First, make a simple measurement sheet. Record the bushing size, runout, flange thickness, and flatness at three points: after the first operation, after re-clamping, and after the final removal. Even such a short sheet often shows more than an argument at the machine.

It also helps to record the conditions under which the measurements were taken: what clamping force was used, how much stock was left for the second operation, the order of roughing and finishing passes, and which jaw set was mounted on the part.

After that, keep the process as stable as possible. Do not change the tool, cutting conditions, coolant, and blank material all at once. Otherwise it will be impossible to tell what actually shifted the flange.
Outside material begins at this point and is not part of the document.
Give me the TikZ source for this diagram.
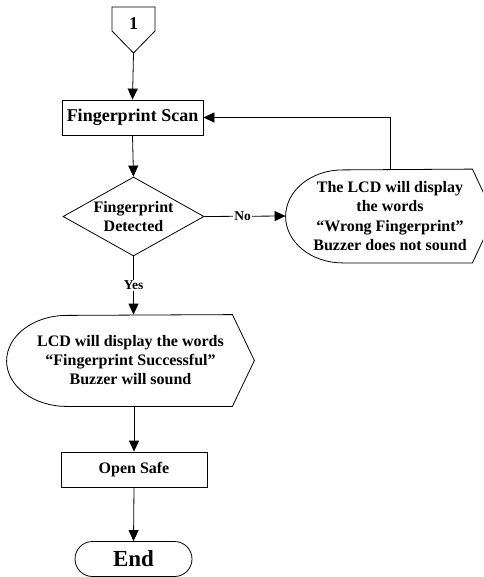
\documentclass[tikz,border=0pt]{standalone}
\usepackage{fontspec}
\setmainfont{Liberation Serif}
\usetikzlibrary{arrows.meta,shapes.geometric}

\begin{document}
\begin{tikzpicture}[x=1pt,y=-1pt,line join=miter,line width=0.8pt,
  font=\bfseries\fontsize{16}{19.2}\selectfont,
  box/.style={draw,minimum width=#1,minimum height=35pt,inner sep=2pt},
  flow/.style={-{Triangle[length=11pt,width=10pt]}},
  lbl/.style={fill=white,inner sep=1.5pt,font=\bfseries\fontsize{13.5}{15}\selectfont}]
  \clip (0,0) rectangle (483,577);
  % connector from previous page
  \draw (112,7) -- (155,7) -- (155,31) -- (133.5,53) -- (112,31) -- cycle;
  \node[font=\bfseries\fontsize{18}{20}\selectfont] (conn) at (133.5,24) {1};
  \coordinate (conntip) at (133.5,53);
  \node[box=141pt,font=\bfseries\fontsize{18}{20}\selectfont] (scan) at (132.5,117.5) {Fingerprint Scan};
  \node[draw,diamond,aspect=1.78,minimum width=141pt,minimum height=79pt,inner sep=0pt,
    align=center,font=\bfseries\fontsize{16}{18.3}\selectfont] (detect) at (133.5,216.5) {Fingerprint\\Detected};
  \node[minimum width=208pt,minimum height=93pt,inner sep=0pt,align=center,
    font=\bfseries\fontsize{16}{19.4}\selectfont] (wrong) at (390,216)
    {The LCD will display\\the words\\``Wrong Fingerprint''\\Buzzer does not sound};
  \node[minimum width=247pt,minimum height=91pt,inner sep=0pt,align=center,
    font=\bfseries\fontsize{16}{19}\selectfont] (success) at (130.5,360.5)
    {LCD will display the words\\``Fingerprint Successful''\\Buzzer will sound};
  % display outlines
  \foreach \n/\r/\h in {wrong/57/46.5,success/60/45.5}{
    \draw ([xshift=-22pt]\n.north east) -- (\n.east) -- ([xshift=-22pt]\n.south east)
      -- ([xshift=\r pt]\n.south west)
      arc[start angle=270,end angle=90,x radius=\r pt,y radius=\h pt] -- cycle;
  }
  \node[box=146pt] (safe) at (134,469.5) {Open Safe};
  \node[draw,rounded corners=17.5pt,minimum width=117pt,minimum height=35pt,
    font=\bfseries\fontsize{23}{25}\selectfont] (finish) at (133.5,559) {End};
  % connectors
  \draw[flow] (conntip) -- (scan.north);
  \draw[flow] (scan.south) -- (detect.north);
  \draw[flow] (detect.east) -- node[lbl,pos=0.47] {No} (wrong.west);
  \draw[flow] (wrong.north) |- (scan.east);
  \draw[flow] (detect.south) -- node[lbl] {Yes} (detect.south |- success.north);
  \draw[flow] (safe.north |- success.south) -- (safe.north);
  \draw[flow] (safe.south) -- (finish.north);
\end{tikzpicture}
\end{document}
Check the jaws separately. If you have two options, for example soft jaws bored to fit and more universal jaws, compare them on identical blanks from the same batch. Look not only at the size in the chuck, but also at what happens after release. Sometimes the part looks correct on the machine and moves only after a few minutes.

It is useful to fix the pass order as a route: clamp, remove rough stock on the outside, machine the face, leave stock on the flange, re-clamp, finish the base surfaces, and only then make the finishing pass on the flange. When the route is written down, the supervisor and the operator understand the task the same way.

If the part still shifts after those trials, the issue is no longer one setting, but the combination of machine, chuck, jaws, and datum scheme. In such cases, it helps to review the setup with an equipment and tooling engineer. EAST CNC and the east-cnc.kz blog both have practical materials on metalworking, and the company itself works with CNC machine selection, commissioning, and service. That is useful when you need more than a parameter tweak and want stable production across a series.

Start with five trial parts using one setup and rely on measurements. When the numbers are collected in one table, the answer usually appears faster.